Re: [PATCH] Documentation: KVM: Describe guest TSC scaling in migration algorithm

Oliver Upton <oupton@xxxxxxxxxx> · Sun, 20 Mar 2022 08:52:11 +0000

On Sun, Mar 20, 2022 at 09:10:15AM +0100, Paolo Bonzini wrote:
> On 3/19/22 14:13, David Woodhouse wrote:
> > 
> > 
> > > On 3/19/22 12:54, Paolo Bonzini wrote:
> > > > On 3/19/22 09:08, David Woodhouse wrote:
> > > > > If a basic API requires this much documentation, my instinct is to
> > > > > *fix* it with fire first, then document what's left.
> > > > I agree, but you're missing all the improvements that went in together
> > > > with the offset API in order to enable the ugly algorithm.
> > > > 
> > > > > A userspace-friendly API for migration would be more like KVM on the
> > > > > source host giving me { TIME_OF_DAY, TSC } and then all I have to do on
> > > > > the destination host (after providing the TSC frequency) is give it
> > > > > precisely the same data.
> > > 
> > > I guess you meant {hostTimeOfDay, hostTSC} _plus_ the constant
> > > {guestTSCScale, guestTSCOffset, guestTimeOfDayOffset}.  That would work,
> > > and in that case it wouldn't even be KVM returning that host information.
> > 
> > I would have said nobody cares about the host TSC value and frequency.
> > That is for KVM to know and deal with internally.
> 
> There are two schools as to how to do migration.  The QEMU school is to just
> load back the guest TOD and TSC and let NTP resync.  They had better be
> synced, but a difference of a few microseconds might not matter.
> 
> This has the advantage of not showing the guest that there was a pause.
> QEMU is doing it this way due to not having postcopy live migration for a
> long time; precopy is subject to longer brownout between source and
> destination, which might result in soft lockups.  Apart from this it really
> has only disadvantage.
> 
> The Google school has the destination come up with the guest TOD and TSC
> that takes into account the length of the brownout phase.  This is where the
> algorithm in Documentation/ comes into play, and why you need the host pair
> as well.  Actually Google does not use it because they already have precise
> time available to userspace as part of Spanner.  Maybe so does Amazon (?),
> but for the rest of the world the host {TOD, TSC} pair is required to
> compute what the guest TSC "should look like" on the destination.

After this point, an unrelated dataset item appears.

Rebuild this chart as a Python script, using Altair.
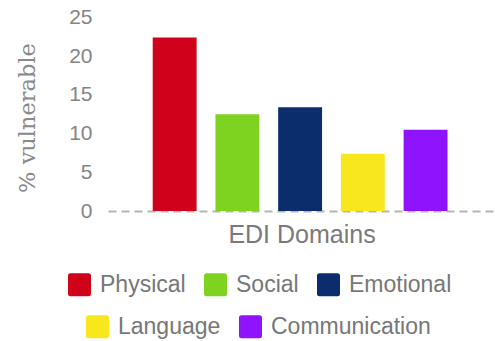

Hey, beat me to the punch :) Paolo is pretty much spot on, but there are
a few additional details here that I believe are relevant.

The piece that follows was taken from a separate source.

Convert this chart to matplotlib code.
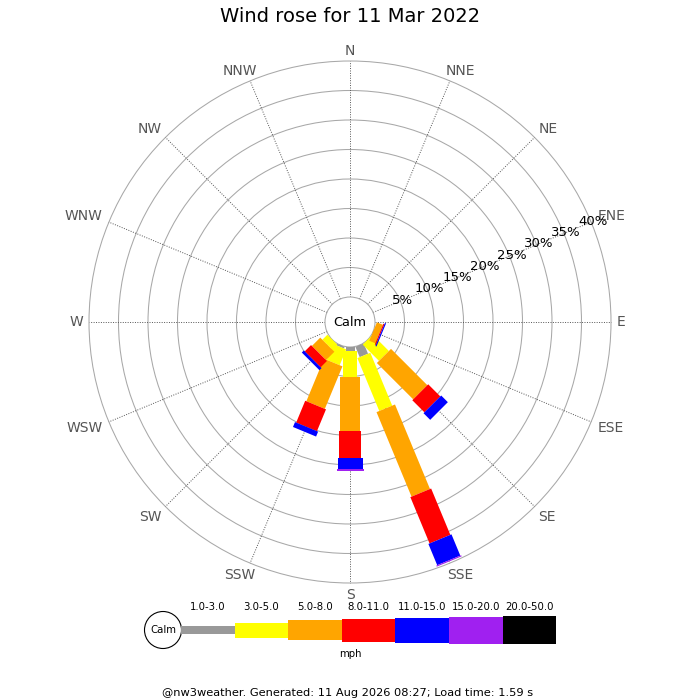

I really don't think we want to effectively step the guest's monotonic
clock if at all possible. It hurts when you do this for large windows,
and leads to soft lockups as you've noted above. Nonetheless, its a
kludgy way to advance the guest's realtime clock without informing it
that it is about to experience time travel.

Given all of this, there is a limit to how much we advance the TSC in
the Google school. If this limit is exceeded we refuse to step the TSC
further and inform the guest it has experienced time travel [1]. It is
an attempt to bridge the gap and avoid completely laying waste to guest
clocks while hiding the migration if we're confident it was smooth
enough. Beyond that, guest userspace wants to be appraised of time
travel as well (TFD_TIMER_CANCEL_ON_SET). Having the guest clean up a
messy migration ensures that this all 'just works'.

The offset interface completely punts the decision around guest clocks
to userspace. We (KVM) have absolutely no idea what userspace is about
to do with the guest. The guest could be paused for 5 seconds or 5
years. Encouraging host userspace to just read/write a { TOD, TSC } pair
and let KVM do the heavy lifting could completely wreck the guest's
monotonic clock.

Additionally, it is impossible for userspace to enforce policy/limits on
how much to time travel a guest with a value-based interface. Any event
could sneak in between the time userspace checks the value and KVM sets
the L1 offset. Offsets are idempotent and will still uphold userspace's
intentions even if an inordinate amount of time elapses until KVM
processes it.

Apologies for grandstanding, but clocks has been a real source of pain
during migration. I do agree that the documented algorithm is a mess at
the moment, given that there's no good way for userspace to transform
host_tsc -> guest_tsc. Poking the host TSC frequency out in sysfs is
nice to have, but probably not ABI to hang this whole thing off of.

What do you folks think about having a new R/O vCPU attribute that
returns a { TOD, guest_tsc } pair? I believe that would immediately
satisfy the needs of upstream to implement clock-advancing live
migration.

[1]: https://github.com/GoogleCloudPlatform/guest-agent/blob/main/google_guest_agent/clock.go
--
Thanks,
Oliver